WHAT IS REQUIRED:
Pictures in the entries below are excluded; copy only the lines from the one containing "Clone this diagram in TikZ." to the one containing "minimum size=1.16cm, inner", both included.

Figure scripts
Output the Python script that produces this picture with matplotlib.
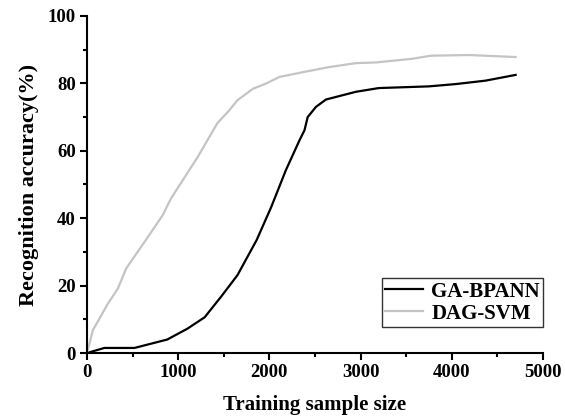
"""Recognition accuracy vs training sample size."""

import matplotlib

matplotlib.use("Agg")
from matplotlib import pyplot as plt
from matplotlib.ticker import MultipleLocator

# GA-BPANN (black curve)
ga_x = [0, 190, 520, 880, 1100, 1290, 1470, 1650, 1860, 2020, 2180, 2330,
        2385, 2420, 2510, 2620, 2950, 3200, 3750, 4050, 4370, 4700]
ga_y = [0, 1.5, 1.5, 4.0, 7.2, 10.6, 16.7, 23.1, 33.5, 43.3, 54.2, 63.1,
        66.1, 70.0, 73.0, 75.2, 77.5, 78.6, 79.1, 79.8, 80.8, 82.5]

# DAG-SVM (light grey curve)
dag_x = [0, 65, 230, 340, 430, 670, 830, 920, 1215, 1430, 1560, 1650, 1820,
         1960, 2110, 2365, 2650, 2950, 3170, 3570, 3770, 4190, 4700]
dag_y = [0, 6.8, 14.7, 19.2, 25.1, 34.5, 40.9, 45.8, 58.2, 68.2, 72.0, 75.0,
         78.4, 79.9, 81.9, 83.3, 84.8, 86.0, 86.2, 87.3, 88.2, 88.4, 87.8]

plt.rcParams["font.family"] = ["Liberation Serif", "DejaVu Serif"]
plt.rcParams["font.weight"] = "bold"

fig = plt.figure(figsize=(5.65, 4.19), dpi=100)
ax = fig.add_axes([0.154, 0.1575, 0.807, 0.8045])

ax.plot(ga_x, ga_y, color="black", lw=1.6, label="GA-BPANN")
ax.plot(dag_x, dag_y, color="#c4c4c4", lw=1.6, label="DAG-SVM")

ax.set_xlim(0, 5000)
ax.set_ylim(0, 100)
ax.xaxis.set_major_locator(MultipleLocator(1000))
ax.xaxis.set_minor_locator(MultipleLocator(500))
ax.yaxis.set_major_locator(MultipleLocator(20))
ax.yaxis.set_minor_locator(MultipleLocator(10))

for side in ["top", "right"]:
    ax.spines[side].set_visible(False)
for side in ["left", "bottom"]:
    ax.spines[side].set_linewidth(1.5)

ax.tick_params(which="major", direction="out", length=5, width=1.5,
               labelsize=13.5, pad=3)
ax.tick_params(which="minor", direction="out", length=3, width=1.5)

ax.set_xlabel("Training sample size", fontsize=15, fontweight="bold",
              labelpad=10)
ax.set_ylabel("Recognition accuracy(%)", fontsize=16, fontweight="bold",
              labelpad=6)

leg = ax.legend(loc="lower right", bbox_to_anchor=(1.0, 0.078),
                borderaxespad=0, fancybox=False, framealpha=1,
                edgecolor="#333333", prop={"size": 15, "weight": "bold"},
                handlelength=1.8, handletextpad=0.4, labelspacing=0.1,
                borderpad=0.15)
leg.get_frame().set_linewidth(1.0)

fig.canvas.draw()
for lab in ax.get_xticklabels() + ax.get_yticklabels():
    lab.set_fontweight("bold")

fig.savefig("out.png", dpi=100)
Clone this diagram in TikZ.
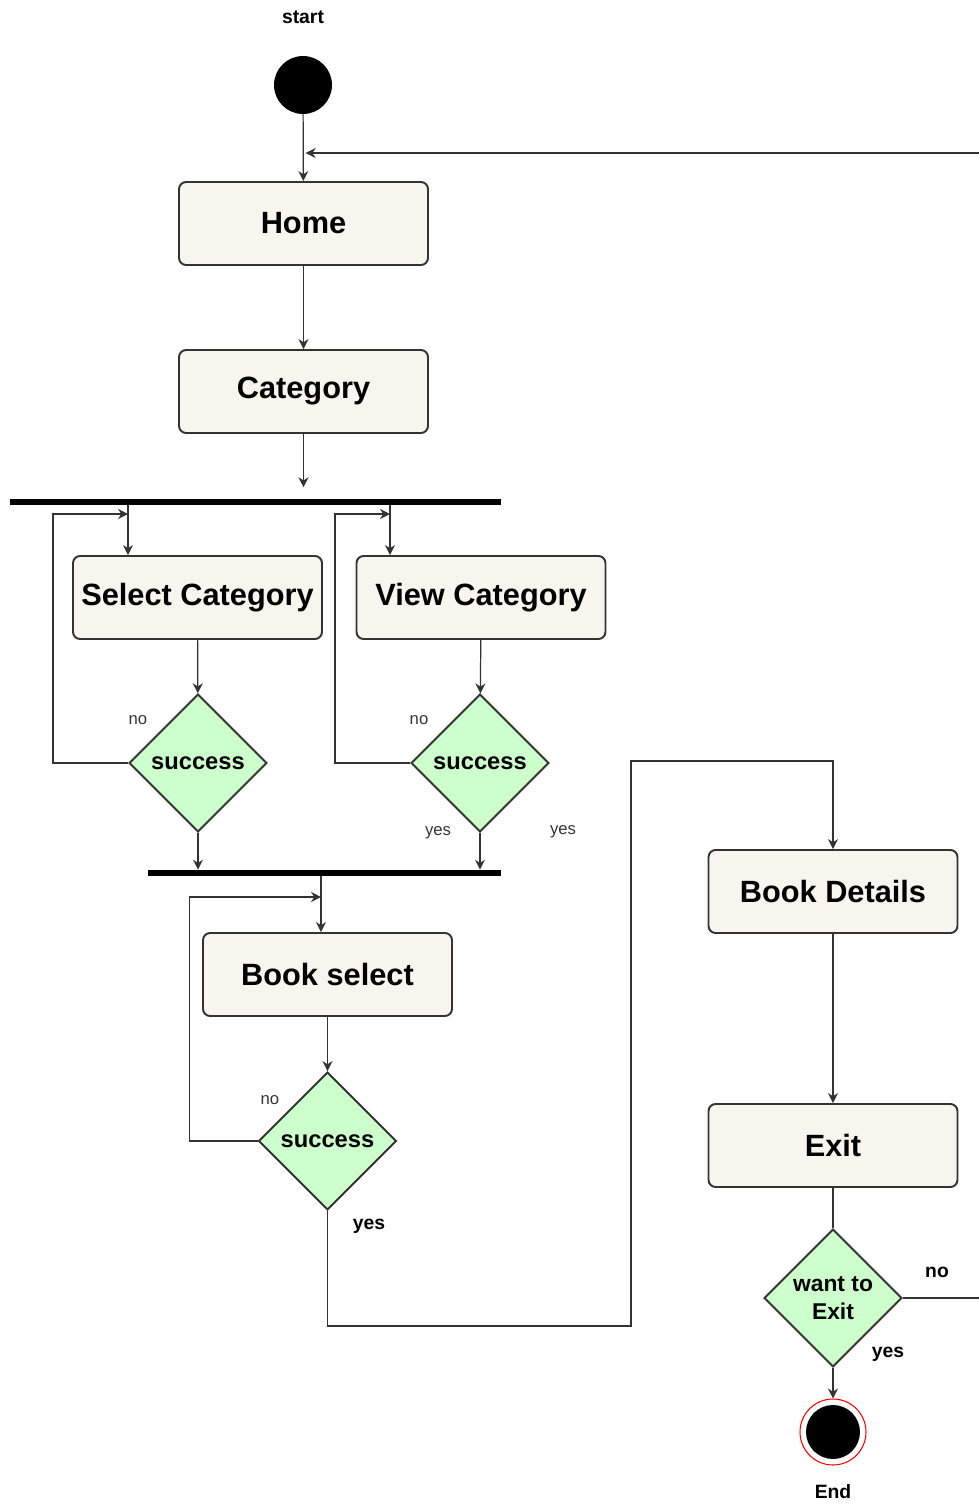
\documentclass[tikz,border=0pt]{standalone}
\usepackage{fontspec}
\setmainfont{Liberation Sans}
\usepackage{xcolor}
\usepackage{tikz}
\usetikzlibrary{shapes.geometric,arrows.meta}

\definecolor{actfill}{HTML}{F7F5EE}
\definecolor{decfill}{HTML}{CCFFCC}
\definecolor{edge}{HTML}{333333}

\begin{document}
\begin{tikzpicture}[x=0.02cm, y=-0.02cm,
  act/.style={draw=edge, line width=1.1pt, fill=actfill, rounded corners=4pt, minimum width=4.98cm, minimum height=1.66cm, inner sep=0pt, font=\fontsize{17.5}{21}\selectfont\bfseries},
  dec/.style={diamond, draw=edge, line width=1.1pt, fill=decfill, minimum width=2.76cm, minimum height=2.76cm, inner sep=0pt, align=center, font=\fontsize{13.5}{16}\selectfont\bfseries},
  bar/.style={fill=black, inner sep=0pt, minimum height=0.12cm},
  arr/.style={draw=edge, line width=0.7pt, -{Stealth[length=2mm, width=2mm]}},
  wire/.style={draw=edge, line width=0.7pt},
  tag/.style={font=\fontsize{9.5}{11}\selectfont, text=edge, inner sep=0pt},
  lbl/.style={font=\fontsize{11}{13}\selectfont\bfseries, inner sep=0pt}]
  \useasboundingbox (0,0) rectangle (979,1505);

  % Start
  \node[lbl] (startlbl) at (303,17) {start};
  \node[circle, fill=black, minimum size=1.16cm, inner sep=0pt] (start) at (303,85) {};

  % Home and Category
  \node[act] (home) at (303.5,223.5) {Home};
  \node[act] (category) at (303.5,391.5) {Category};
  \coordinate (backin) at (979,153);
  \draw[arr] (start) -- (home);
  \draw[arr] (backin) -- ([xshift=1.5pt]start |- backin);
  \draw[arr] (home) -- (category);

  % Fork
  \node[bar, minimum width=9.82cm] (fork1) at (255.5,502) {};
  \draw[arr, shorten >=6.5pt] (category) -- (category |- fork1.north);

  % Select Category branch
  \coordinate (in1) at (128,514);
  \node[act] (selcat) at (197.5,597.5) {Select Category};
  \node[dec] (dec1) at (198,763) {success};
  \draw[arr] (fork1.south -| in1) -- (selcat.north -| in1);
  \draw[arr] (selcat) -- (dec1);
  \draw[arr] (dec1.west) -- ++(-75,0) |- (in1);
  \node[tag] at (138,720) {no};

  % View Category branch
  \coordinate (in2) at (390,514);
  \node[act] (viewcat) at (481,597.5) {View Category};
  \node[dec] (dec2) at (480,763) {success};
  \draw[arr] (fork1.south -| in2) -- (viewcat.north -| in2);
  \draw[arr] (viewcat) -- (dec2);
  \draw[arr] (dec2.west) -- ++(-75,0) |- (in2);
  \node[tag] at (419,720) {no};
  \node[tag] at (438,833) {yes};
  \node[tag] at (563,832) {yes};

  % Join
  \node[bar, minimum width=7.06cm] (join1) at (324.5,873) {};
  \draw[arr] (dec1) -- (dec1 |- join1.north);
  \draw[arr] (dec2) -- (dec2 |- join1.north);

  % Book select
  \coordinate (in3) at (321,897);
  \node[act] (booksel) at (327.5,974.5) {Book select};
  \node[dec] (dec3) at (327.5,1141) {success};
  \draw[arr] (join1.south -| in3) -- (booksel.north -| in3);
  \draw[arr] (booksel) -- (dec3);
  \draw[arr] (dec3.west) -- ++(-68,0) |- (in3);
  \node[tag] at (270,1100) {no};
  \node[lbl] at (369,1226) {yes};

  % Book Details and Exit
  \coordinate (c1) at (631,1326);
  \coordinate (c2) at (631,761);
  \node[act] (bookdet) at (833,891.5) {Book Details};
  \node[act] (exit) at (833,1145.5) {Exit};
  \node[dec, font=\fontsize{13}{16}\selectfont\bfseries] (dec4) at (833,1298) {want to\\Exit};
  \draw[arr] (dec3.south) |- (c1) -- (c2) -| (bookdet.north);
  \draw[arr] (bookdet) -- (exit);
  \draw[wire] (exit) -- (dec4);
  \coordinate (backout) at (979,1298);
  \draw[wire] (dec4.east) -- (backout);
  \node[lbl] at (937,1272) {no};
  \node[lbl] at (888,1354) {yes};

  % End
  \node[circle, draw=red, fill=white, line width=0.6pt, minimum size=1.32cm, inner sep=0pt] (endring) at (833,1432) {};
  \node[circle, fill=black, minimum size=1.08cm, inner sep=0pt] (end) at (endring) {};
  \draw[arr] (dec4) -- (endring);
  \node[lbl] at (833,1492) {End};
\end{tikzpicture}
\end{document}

EXERCISE OUTPUT:
Clone this diagram in TikZ.
\documentclass[tikz,border=0pt]{standalone}
\usepackage{fontspec}
\setmainfont{Liberation Sans}
\usepackage{xcolor}
\usepackage{tikz}
\usetikzlibrary{shapes.geometric,arrows.meta}

\definecolor{actfill}{HTML}{F7F5EE}
\definecolor{decfill}{HTML}{CCFFCC}
\definecolor{edge}{HTML}{333333}

\begin{document}
\begin{tikzpicture}[x=0.02cm, y=-0.02cm,
  act/.style={draw=edge, line width=1.1pt, fill=actfill, rounded corners=4pt, minimum width=4.98cm, minimum height=1.66cm, inner sep=0pt, font=\fontsize{17.5}{21}\selectfont\bfseries},
  dec/.style={diamond, draw=edge, line width=1.1pt, fill=decfill, minimum width=2.76cm, minimum height=2.76cm, inner sep=0pt, align=center, font=\fontsize{13.5}{16}\selectfont\bfseries},
  bar/.style={fill=black, inner sep=0pt, minimum height=0.12cm},
  arr/.style={draw=edge, line width=0.7pt, -{Stealth[length=2mm, width=2mm]}},
  wire/.style={draw=edge, line width=0.7pt},
  tag/.style={font=\fontsize{9.5}{11}\selectfont, text=edge, inner sep=0pt},
  lbl/.style={font=\fontsize{11}{13}\selectfont\bfseries, inner sep=0pt}]
  \useasboundingbox (0,0) rectangle (979,1505);

  % Start
  \node[lbl] (startlbl) at (303,17) {start};
  \node[circle, fill=black, minimum size=1.16cm, inner sep=0pt] (start) at (303,85) {};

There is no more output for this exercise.